Q: What do you feel you've added to the film and what did you feel that was missed along the way that you learned to add?
PP: I didn’t need to learn because I already knew what would be the ingredients if I were making the film before I started collaborating with James.
Q: In making the film now, what did you learn from James that hadn’t occurred to you? And what did you learn about what you want to do going forward?
PP: Well, a now documentary has been made about my adventure between the towers, therefore there will never be another documentary. There will be a feature film, actually. I am collaborating with the director and it's a whole new adventure. But what I learned, well, I didn’t need to learn—it was in my head. If I did my own film, then I didn’t need to learn from another filmmaker. I really was very precise about what I wanted to do.
So, it’s a difficult question, I don’t really know what I learned. I should have not been so giving up of certain things, but we had bloody battles and some I won, some I lost. They were artistic battles though, so it is not the good, the bad, and the ugly.

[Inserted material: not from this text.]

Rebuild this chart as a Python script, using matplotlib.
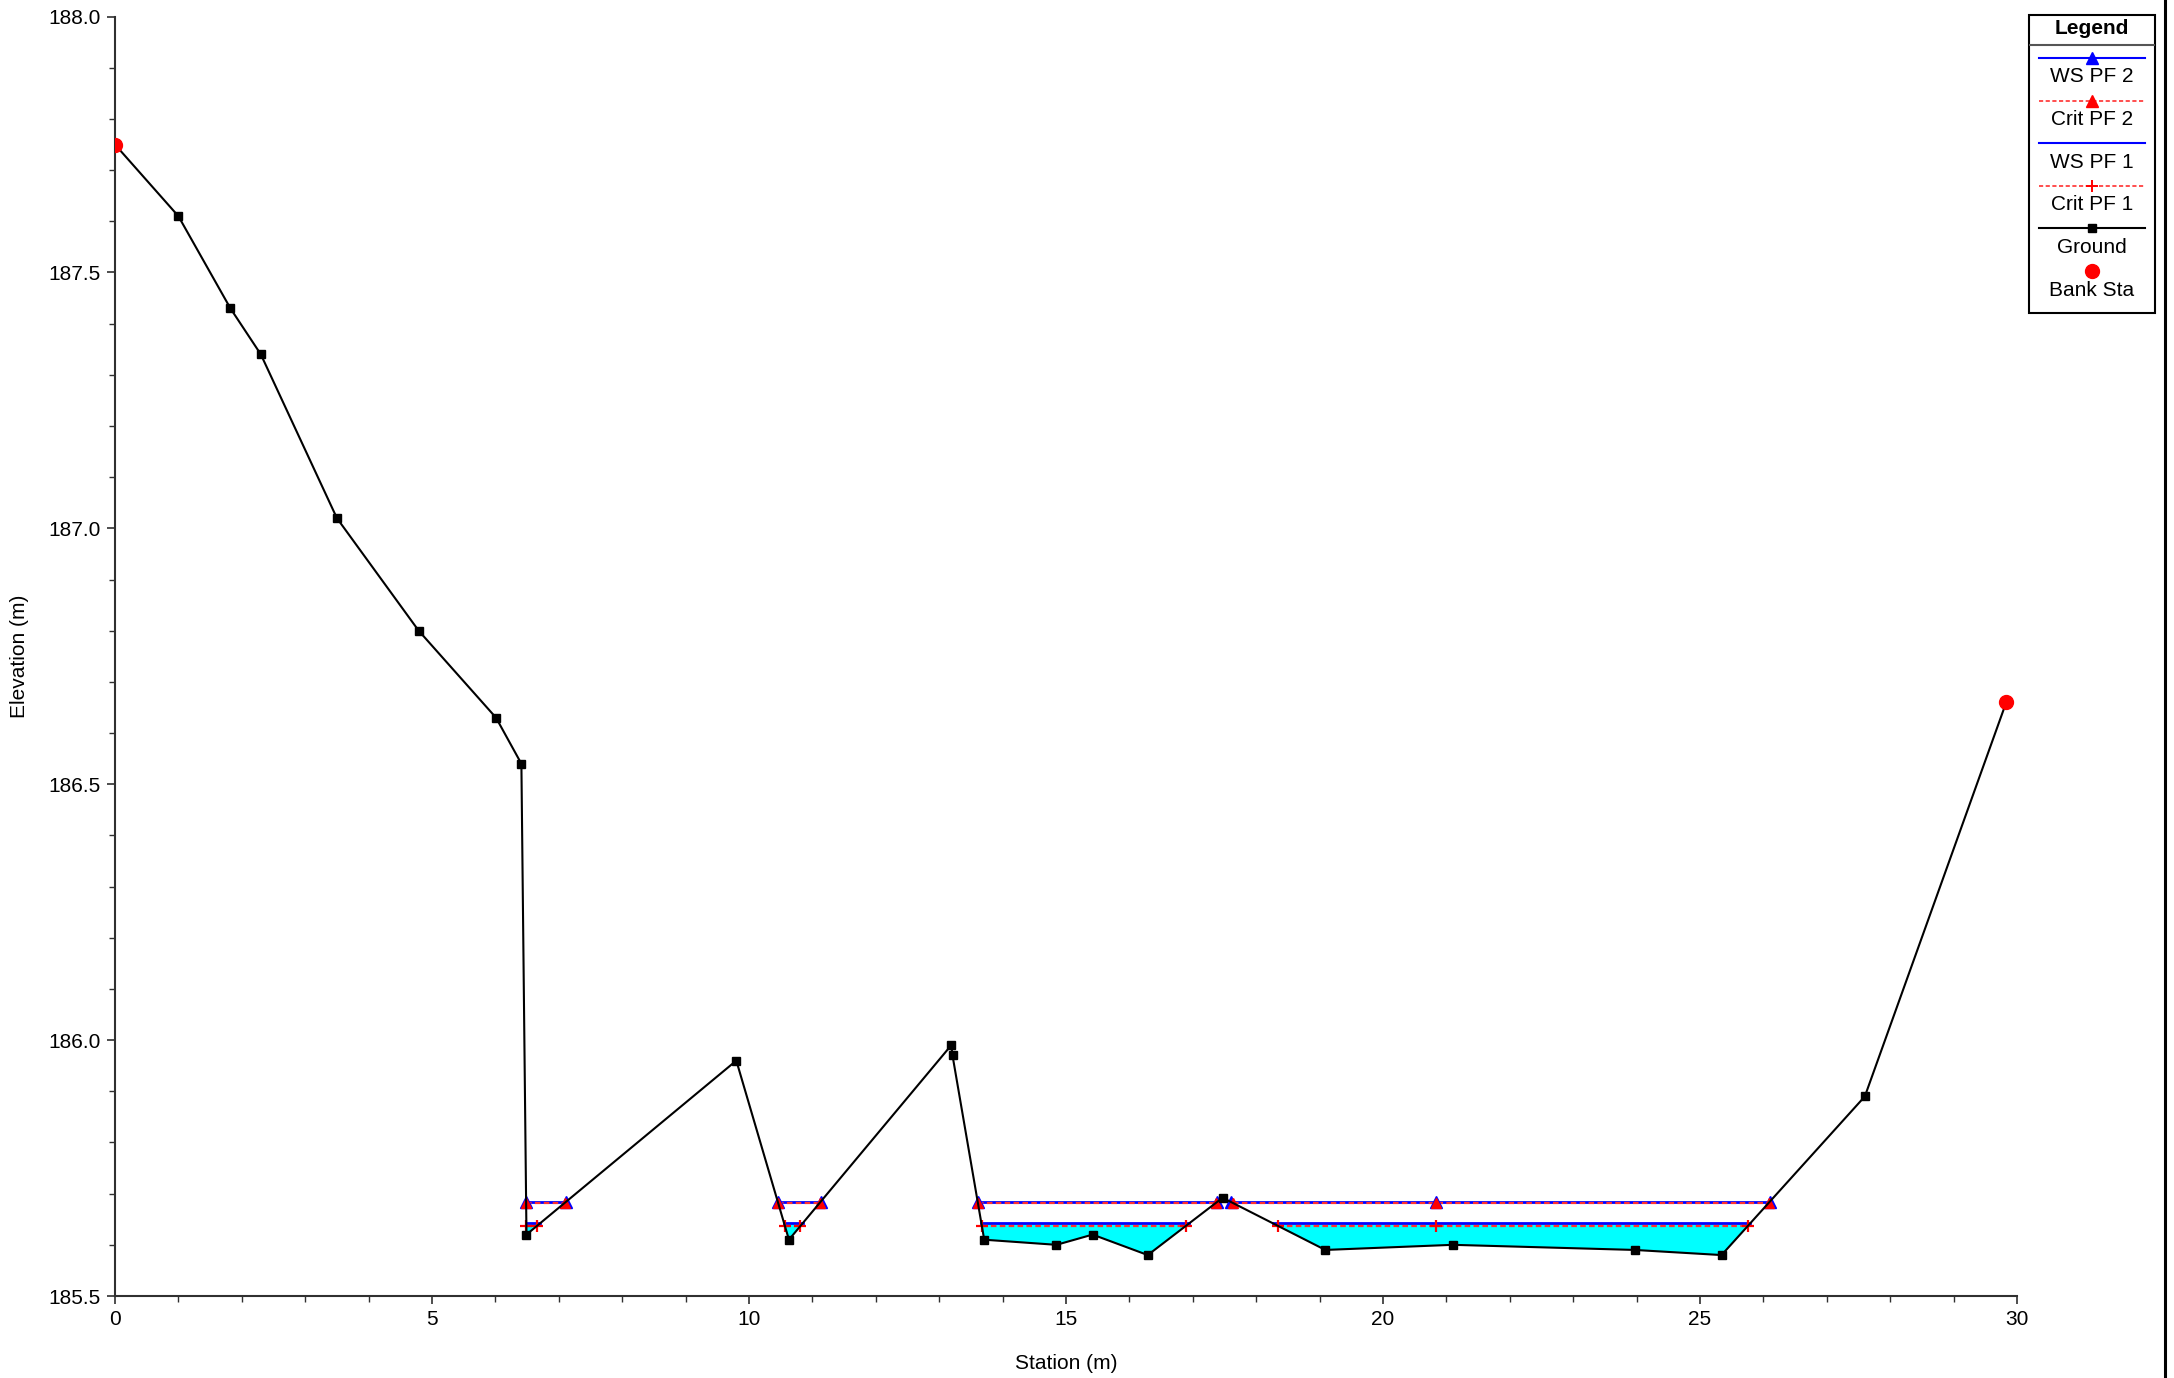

There is an artist having a vision and another artist having a vision, and they are collaborating. So, I learned that this was the story of my life. I could have always said I don’t want to make a film, I only want to make my film, but I had the intellectual rights to say "Okay, lets do it." I don’t know what I learned, but I will ponder your question.
Q: Is there any other media that you haven’t touch that now you want to do?
PP: Yes, yes. Opera, theater [and other things]. I am going to continue to do books but I have done that, so not much. But I would like to transcend the art forms and associate myself with other artists even though that is very difficult for me.